Turn Kindle Fire into an Android tablet (and back!)

Tech-savvy Kindle Fire (s amzn) owners planning to turn their Amazon tablets into full-fledged Android (s goog) slates can roll up their sleeves and get started: There’s now a fully documented process to make it happen. Even better is that the solution is reversible. You can now morph the Fire into a Gingerbread tablet and later reinstall Amazon’s customized Kindle Fire software.

Like most mobile device modifications, the solution isn’t yet perfect. Brad Linder, who shared the process over at the Liliputing blog — and tested it twice — notes the biggest issue:

Audio doesn’t work. Graphics and video looks [sic] great and the tablet is excellent for surfing the web, playing games, or performing other activities, but if you need audio you might want to hold off on installing CyanogenMod for now.

Obviously, audio support is important. However, with these types of custom installations, bits are added to address problems all the time. It wouldn’t surprise me if the audio issue is resolved a few short days; I’d watch for updated software that corrects the problem.
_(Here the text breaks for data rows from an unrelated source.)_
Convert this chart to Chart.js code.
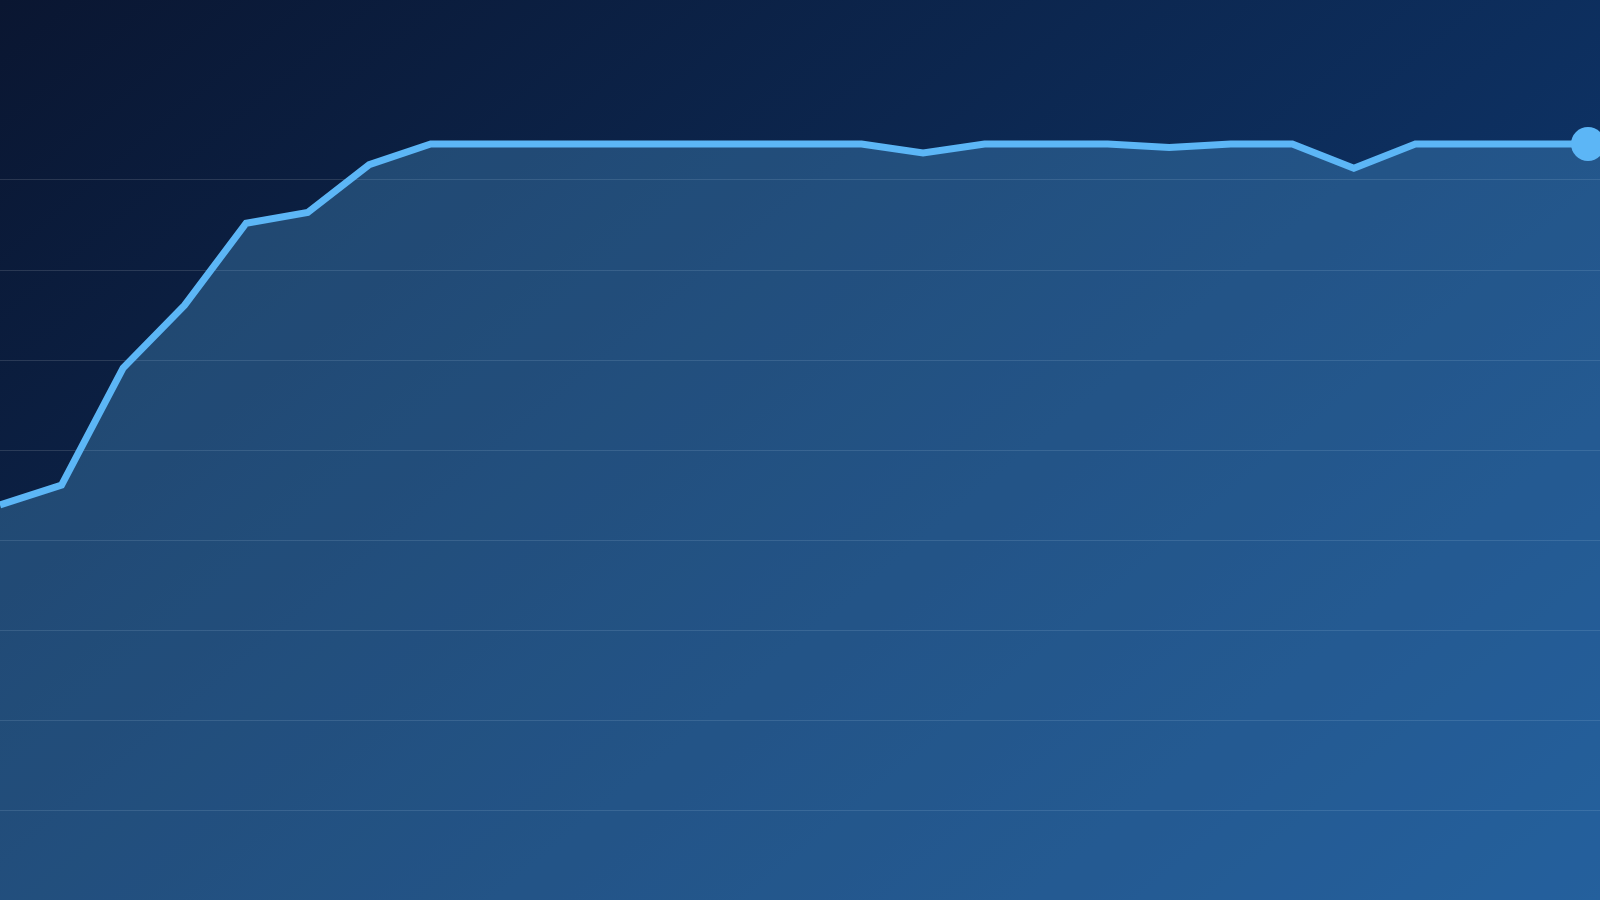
<!DOCTYPE html>
<html>
<head>
<meta charset="utf-8">
<script src="https://cdn.jsdelivr.net/npm/chart.js"></script>
<style>
  html, body {
    margin: 0;
    padding: 0;
    width: 100%;
    height: 100%;
    overflow: hidden;
  }
  body {
    background: linear-gradient(140deg, #0a1631 0%, #0f3f7c 100%);
  }
  .wrap {
    position: absolute;
    left: 0;
    top: 0;
    width: 1600px;
    height: 900px;
  }
</style>
</head>
<body>
<div class="wrap"><canvas id="loadChart"></canvas></div>
<script>
// sample labels (x axis is hidden in the picture)
const labels = ['1', '2', '3', '4', '5', '6', '7', '8', '9', '10', '11', '12', '13', '14',
                '15', '16', '17', '18', '19', '20', '21', '22', '23', '24', '25', '26', '27'];

// values, percent
const values = [43.9, 46.1, 59.1, 66.1, 75.2, 76.4, 81.7, 84, 84, 84, 84, 84, 84, 84,
                84, 83, 84, 84, 84, 83.6, 84, 84, 81.3, 84, 84, 84, 84];

const yMin = 0;
const yMax = 100;
const yStep = 10;

const lineColor = '#5cb6f6';

// big dot on the latest value
const liveDot = {
    id: 'liveDot',
    afterDatasetsDraw(chart) {
        const pts = chart.getDatasetMeta(0).data;
        const last = pts[pts.length - 1];
        const ctx = chart.ctx;
        ctx.save();
        ctx.fillStyle = lineColor;
        ctx.beginPath();
        ctx.arc(chart.chartArea.right - 12, last.y, 17, 0, Math.PI * 2);
        ctx.fill();
        ctx.restore();
    }
};

function initializeChart() {
    const ctx = document.getElementById('loadChart').getContext('2d');

    new Chart(ctx, {
        type: 'line',
        data: {
            labels: labels,
            datasets: [{
                data: values,
                borderColor: lineColor,
                backgroundColor: 'rgba(92, 182, 246, 0.28)',
                borderWidth: 7,
                borderJoinStyle: 'miter',
                pointRadius: 0,
                pointHoverRadius: 0,
                tension: 0,
                fill: 'origin'
            }]
        },
        options: {
            responsive: true,
            maintainAspectRatio: false,
            animation: false,
            layout: { padding: 0 },
            scales: {
                x: {
                    display: false
                },
                y: {
                    display: true,
                    min: yMin,
                    max: yMax,
                    border: { display: false },
                    ticks: { display: false, stepSize: yStep },
                    grid: {
                        drawTicks: false,
                        lineWidth: 1,
                        color: (c) => (c.tick && c.tick.value > 0 && c.tick.value <= 80)
                            ? 'rgba(255, 255, 255, 0.13)'
                            : 'rgba(0, 0, 0, 0)'
                    }
                }
            },
            plugins: {
                legend: { display: false },
                tooltip: { enabled: false },
                title: { display: false }
            }
        },
        plugins: [liveDot]
    });
}

document.addEventListener('DOMContentLoaded', function() {
    initializeChart();
});
</script>
</body>
</html>
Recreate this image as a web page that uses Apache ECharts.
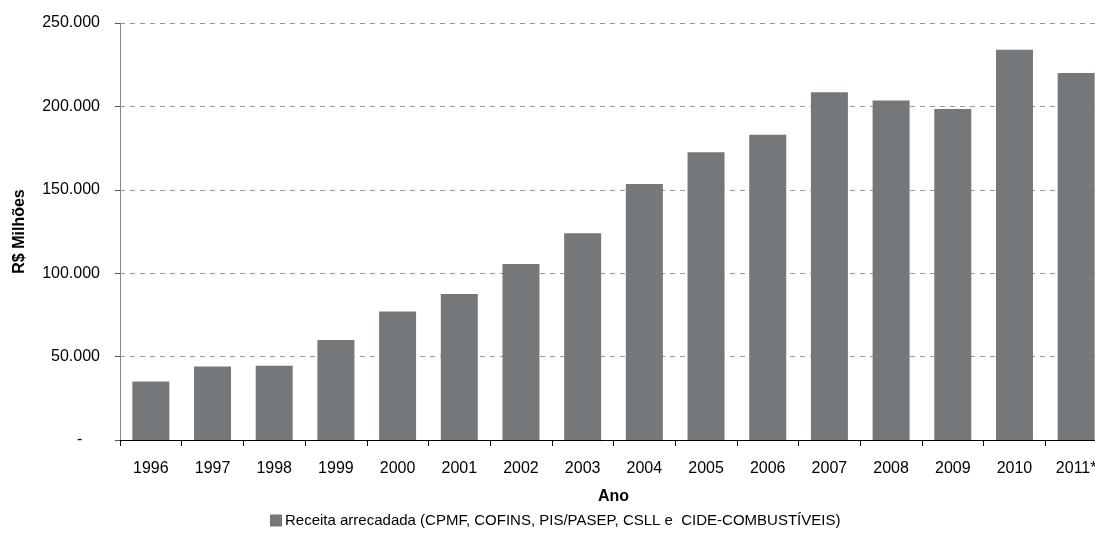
<!DOCTYPE html>
<html>
<head>
<meta charset="utf-8">
<script src="https://cdn.jsdelivr.net/npm/echarts@6/dist/echarts.min.js"></script>
<style>
  html, body { margin: 0; padding: 0; background: #fff; }
  #chart { width: 1095px; height: 556px; }
</style>
</head>
<body>
<div id="chart"></div>
<script>
const anos = ['1996', '1997', '1998', '1999', '2000', '2001', '2002', '2003',
  '2004', '2005', '2006', '2007', '2008', '2009', '2010', '2011*'];
const receita = [35000, 44000, 44500, 60000, 77000, 87500, 105500, 124000,
  153500, 172500, 183000, 208500, 203500, 198500, 234000, 220000];
const serieNome = 'Receita arrecadada (CPMF, COFINS, PIS/PASEP, CSLL e  CIDE-COMBUSTÍVEIS)';

// excel-style: dot thousands, dash for zero
function fmt(v) {
  if (v === 0) return '-    ';
  return String(v).replace(/\B(?=(\d{3})+(?!\d))/g, '.');
}

var myChart = echarts.init(document.getElementById('chart'));
const option = {
  animation: false,
  textStyle: { fontFamily: 'Liberation Sans, Arial, sans-serif' },
  // plot runs past the right edge, like the original image
  grid: { left: 120, top: 23, width: 987, height: 417, outerBoundsMode: 'none' },
  legend: {
    data: [serieNome],
    bottom: 23,
    left: 265,
    itemWidth: 12,
    itemHeight: 12,
    itemGap: 4,
    icon: 'rect',
    textStyle: { color: '#000', fontSize: 15, padding: [0, 0, 0, -2] }
  },
  xAxis: {
    type: 'category',
    data: anos,
    name: 'Ano',
    nameLocation: 'middle',
    nameGap: 49,
    nameTextStyle: { fontWeight: 'bold', fontSize: 16, color: '#000' },
    axisLine: { lineStyle: { color: '#000', width: 1 } },
    axisTick: { show: true, length: 6, lineStyle: { color: '#000' } },
    axisLabel: { color: '#000', fontSize: 16, margin: 21 }
  },
  yAxis: {
    type: 'value',
    min: 0,
    max: 250000,
    interval: 50000,
    name: 'R$ Milhões',
    nameLocation: 'middle',
    nameGap: 92,
    nameTextStyle: { fontWeight: 'bold', fontSize: 16, color: '#000' },
    axisLine: { show: true, lineStyle: { color: '#888', width: 1 } },
    axisTick: { show: true, length: 5, lineStyle: { color: '#555' } },
    axisLabel: { color: '#000', fontSize: 16, margin: 20, formatter: fmt },
    splitLine: { lineStyle: { color: '#999', type: [5, 5], width: 1 } }
  },
  series: [{
    name: serieNome,
    type: 'bar',
    data: receita,
    barWidth: 37,
    itemStyle: { color: '#75787b' }
  }]
};
myChart.setOption(option);
</script>
</body>
</html>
Since the Kindle Fire shares similar hardware to currently available 7-inch Android tablets that cost $299 and up, I asked Linder how the custom software performed. He said he hasn’t spent too much time testing the device performance, but his initial impression was that “it feels quite zippy.” That’s not surprising given the dual-core processor used in the Kindle Fire, although the 512 MB of memory is a small performance limitation. Here’s a look at the end result:


Linder also notes that additional tools and software are available to revert back to the original, stock, Kindle Fire environment. Having flashed custom software on my own Android phones and tablets, that’s a highly desirable outcome. Knowing you can always got back to an “out of the box” setting is appealing.

While the steps to all this may look daunting, it’s actually not all that difficult to do. And once all the files are in place, it only takes a few short minutes to flash between the two environments if you want.